What is asked | Leaving out every picture, quote the data below exactly as it appears.
** begin **
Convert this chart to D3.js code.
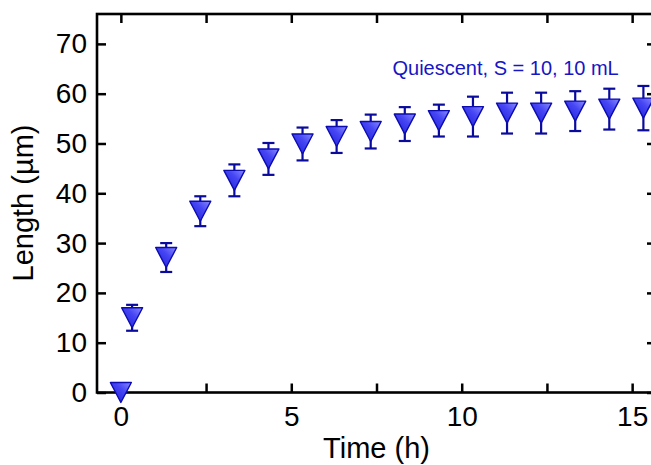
<!DOCTYPE html>
<html>
<head>
<meta charset="utf-8">
<script src="https://cdn.jsdelivr.net/npm/d3@7"></script>
<style>
body { margin: 0; background: #fff; }
svg { display: block; font-family: "Liberation Sans", Arial, sans-serif; }
</style>
</head>
<body>
<svg width="651" height="465"></svg>
<script>
// growth curve, quiescent case
var times = [0, 0.33, 1.33, 2.33, 3.33, 4.33, 5.33, 6.33, 7.33, 8.33, 9.33, 10.33, 11.33, 12.33, 13.33, 14.33, 15.33];
var lengths = [0, 15.0, 27.1, 36.4, 42.6, 46.9, 49.9, 51.4, 52.4, 53.9, 54.6, 55.4, 56.1, 56.1, 56.5, 56.9, 57.1];
var errors = [0, 2.6, 2.9, 3.0, 3.2, 3.2, 3.3, 3.3, 3.4, 3.4, 3.2, 4.0, 4.1, 4.1, 4.0, 4.1, 4.45];

var xTicks = [0, 2.5, 5, 7.5, 10, 12.5, 15];
var xLabels = [0, 5, 10, 15];
var yTicks = [0, 10, 20, 30, 40, 50, 60, 70];

var seriesLabel = "Quiescent, S = 10, 10 mL";
var xTitle = "Time (h)";
var yTitle = "Length (\u00b5m)";

var svg = d3.select("svg");

// plot box (right edge falls just outside the picture)
var pLeft = 97, pRight = 656, pTop = 14, pBottom = 392.5;

var x = d3.scaleLinear().domain([-0.7, 15.7]).range([pLeft, pRight]);
var y = d3.scaleLinear().domain([0, 76]).range([pBottom, pTop]);

var data = times.map(function (t, i) {
    return { t: t, v: lengths[i], e: errors[i] };
});

// marker gradient
var grad = svg.append("defs")
    .append("linearGradient")
    .attr("id", "triFill")
    .attr("x1", "0%").attr("y1", "100%")
    .attr("x2", "100%").attr("y2", "0%");
grad.append("stop").attr("offset", "0%").attr("stop-color", "#1a1ad6");
grad.append("stop").attr("offset", "60%").attr("stop-color", "#4646f4");
grad.append("stop").attr("offset", "100%").attr("stop-color", "#8a8aff");

// axes (ticks pointing inwards)
function fmtBottom(d) { return xLabels.indexOf(d) >= 0 ? d : ""; }

svg.append("g")
    .attr("transform", "translate(0," + pBottom + ")")
    .call(d3.axisBottom(x).tickValues(xTicks).tickSizeInner(-9).tickSizeOuter(0).tickPadding(14).tickFormat(fmtBottom));

svg.append("g")
    .attr("transform", "translate(0," + pTop + ")")
    .call(d3.axisTop(x).tickValues(xTicks).tickSizeInner(-9).tickSizeOuter(0).tickFormat(""));

svg.append("g")
    .attr("transform", "translate(" + pLeft + ",0)")
    .call(d3.axisLeft(y).tickValues(yTicks).tickSizeInner(-9).tickSizeOuter(0).tickPadding(10));

svg.append("g")
    .attr("transform", "translate(" + pRight + ",0)")
    .call(d3.axisRight(y).tickValues(yTicks).tickSizeInner(-9).tickSizeOuter(0).tickFormat(""));

svg.selectAll(".domain").remove();
svg.selectAll(".tick line").attr("stroke", "#000").attr("stroke-width", 2.5);
svg.selectAll(".tick text")
    .attr("fill", "#000")
    .style("font-size", "28px")
    .style("font-family", "'Liberation Sans', Arial, sans-serif");

svg.append("rect")
    .attr("x", pLeft).attr("y", pTop)
    .attr("width", pRight - pLeft).attr("height", pBottom - pTop)
    .attr("fill", "none")
    .attr("stroke", "#000")
    .attr("stroke-width", 2.6);

// error bars
var bars = svg.selectAll(".err")
    .data(data.filter(function (d) { return d.e > 0; }))
    .enter()
    .append("g")
    .attr("class", "err")
    .attr("stroke", "#0a0a9c")
    .attr("stroke-width", 2.2);

bars.append("line")
    .attr("x1", function (d) { return x(d.t); })
    .attr("x2", function (d) { return x(d.t); })
    .attr("y1", function (d) { return y(d.v + d.e); })
    .attr("y2", function (d) { return y(d.v - d.e); });

bars.append("line")
    .attr("x1", function (d) { return x(d.t) - 6; })
    .attr("x2", function (d) { return x(d.t) + 6; })
    .attr("y1", function (d) { return y(d.v + d.e); })
    .attr("y2", function (d) { return y(d.v + d.e); });

bars.append("line")
    .attr("x1", function (d) { return x(d.t) - 6; })
    .attr("x2", function (d) { return x(d.t) + 6; })
    .attr("y1", function (d) { return y(d.v - d.e); })
    .attr("y2", function (d) { return y(d.v - d.e); });

// down triangles
svg.selectAll(".pt")
    .data(data)
    .enter()
    .append("path")
    .attr("class", "pt")
    .attr("d", "M-10.5,-10L10.5,-10L0,10Z")
    .attr("transform", function (d) { return "translate(" + x(d.t) + "," + y(d.v) + ")"; })
    .attr("fill", "url(#triFill)")
    .attr("stroke", "#0b0bb0")
    .attr("stroke-width", 1.4)
    .attr("stroke-linejoin", "round");

// series label
svg.append("text")
    .attr("x", 392.5)
    .attr("y", 75)
    .attr("fill", "#1616c4")
    .style("font-size", "20px")
    .text(seriesLabel);

// axis titles
svg.append("text")
    .attr("x", 376.5)
    .attr("y", 458)
    .attr("text-anchor", "middle")
    .style("font-size", "29px")
    .text(xTitle);

svg.append("text")
    .attr("transform", "translate(33,203) rotate(-90)")
    .attr("text-anchor", "middle")
    .style("font-size", "29px")
    .text(yTitle);
</script>
</body>
</html>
** end **
Final result |
Convert this chart to D3.js code.
<!DOCTYPE html>
<html>
<head>
<meta charset="utf-8">
<script src="https://cdn.jsdelivr.net/npm/d3@7"></script>
<style>
body { margin: 0; background: #fff; }
svg { display: block; font-family: "Liberation Sans", Arial, sans-serif; }
</style>
</head>
<body>
<svg width="651" height="465"></svg>
<script>
// growth curve, quiescent case
var times = [0, 0.33, 1.33, 2.33, 3.33, 4.33, 5.33, 6.33, 7.33, 8.33, 9.33, 10.33, 11.33, 12.33, 13.33, 14.33, 15.33];
var lengths = [0, 15.0, 27.1, 36.4, 42.6, 46.9, 49.9, 51.4, 52.4, 53.9, 54.6, 55.4, 56.1, 56.1, 56.5, 56.9, 57.1];
var errors = [0, 2.6, 2.9, 3.0, 3.2, 3.2, 3.3, 3.3, 3.4, 3.4, 3.2, 4.0, 4.1, 4.1, 4.0, 4.1, 4.45];

var xTicks = [0, 2.5, 5, 7.5, 10, 12.5, 15];
var xLabels = [0, 5, 10, 15];
var yTicks = [0, 10, 20, 30, 40, 50, 60, 70];

var seriesLabel = "Quiescent, S = 10, 10 mL";
var xTitle = "Time (h)";
var yTitle = "Length (\u00b5m)";

var svg = d3.select("svg");

// plot box (right edge falls just outside the picture)
var pLeft = 97, pRight = 656, pTop = 14, pBottom = 392.5;

var x = d3.scaleLinear().domain([-0.7, 15.7]).range([pLeft, pRight]);
var y = d3.scaleLinear().domain([0, 76]).range([pBottom, pTop]);

var data = times.map(function (t, i) {
    return { t: t, v: lengths[i], e: errors[i] };
});

// marker gradient
var grad = svg.append("defs")
    .append("linearGradient")
    .attr("id", "triFill")
    .attr("x1", "0%").attr("y1", "100%")
    .attr("x2", "100%").attr("y2", "0%");
grad.append("stop").attr("offset", "0%").attr("stop-color", "#1a1ad6");
grad.append("stop").attr("offset", "60%").attr("stop-color", "#4646f4");
grad.append("stop").attr("offset", "100%").attr("stop-color", "#8a8aff");

// axes (ticks pointing inwards)
function fmtBottom(d) { return xLabels.indexOf(d) >= 0 ? d : ""; }

svg.append("g")
    .attr("transform", "translate(0," + pBottom + ")")
    .call(d3.axisBottom(x).tickValues(xTicks).tickSizeInner(-9).tickSizeOuter(0).tickPadding(14).tickFormat(fmtBottom));

svg.append("g")
    .attr("transform", "translate(0," + pTop + ")")
    .call(d3.axisTop(x).tickValues(xTicks).tickSizeInner(-9).tickSizeOuter(0).tickFormat(""));

svg.append("g")
    .attr("transform", "translate(" + pLeft + ",0)")
    .call(d3.axisLeft(y).tickValues(yTicks).tickSizeInner(-9).tickSizeOuter(0).tickPadding(10));

svg.append("g")
    .attr("transform", "translate(" + pRight + ",0)")
    .call(d3.axisRight(y).tickValues(yTicks).tickSizeInner(-9).tickSizeOuter(0).tickFormat(""));

svg.selectAll(".domain").remove();
svg.selectAll(".tick line").attr("stroke", "#000").attr("stroke-width", 2.5);
svg.selectAll(".tick text")
    .attr("fill", "#000")
    .style("font-size", "28px")
    .style("font-family", "'Liberation Sans', Arial, sans-serif");

svg.append("rect")
    .attr("x", pLeft).attr("y", pTop)
    .attr("width", pRight - pLeft).attr("height", pBottom - pTop)
    .attr("fill", "none")
    .attr("stroke", "#000")
    .attr("stroke-width", 2.6);

// error bars
var bars = svg.selectAll(".err")
    .data(data.filter(function (d) { return d.e > 0; }))
    .enter()
    .append("g")
    .attr("class", "err")
    .attr("stroke", "#0a0a9c")
    .attr("stroke-width", 2.2);

bars.append("line")
    .attr("x1", function (d) { return x(d.t); })
    .attr("x2", function (d) { return x(d.t); })
    .attr("y1", function (d) { return y(d.v + d.e); })
    .attr("y2", function (d) { return y(d.v - d.e); });

bars.append("line")
    .attr("x1", function (d) { return x(d.t) - 6; })
    .attr("x2", function (d) { return x(d.t) + 6; })
    .attr("y1", function (d) { return y(d.v + d.e); })
    .attr("y2", function (d) { return y(d.v + d.e); });

bars.append("line")
    .attr("x1", function (d) { return x(d.t) - 6; })
    .attr("x2", function (d) { return x(d.t) + 6; })
    .attr("y1", function (d) { return y(d.v - d.e); })
    .attr("y2", function (d) { return y(d.v - d.e); });

// down triangles
svg.selectAll(".pt")
    .data(data)
    .enter()
    .append("path")
    .attr("class", "pt")
    .attr("d", "M-10.5,-10L10.5,-10L0,10Z")
    .attr("transform", function (d) { return "translate(" + x(d.t) + "," + y(d.v) + ")"; })
    .attr("fill", "url(#triFill)")
    .attr("stroke", "#0b0bb0")
    .attr("stroke-width", 1.4)
    .attr("stroke-linejoin", "round");

// series label
svg.append("text")
    .attr("x", 392.5)
    .attr("y", 75)
    .attr("fill", "#1616c4")
    .style("font-size", "20px")
    .text(seriesLabel);

// axis titles
svg.append("text")
    .attr("x", 376.5)
    .attr("y", 458)
    .attr("text-anchor", "middle")
    .style("font-size", "29px")
    .text(xTitle);

svg.append("text")
    .attr("transform", "translate(33,203) rotate(-90)")
    .attr("text-anchor", "middle")
    .style("font-size", "29px")
    .text(yTitle);
</script>
</body>
</html>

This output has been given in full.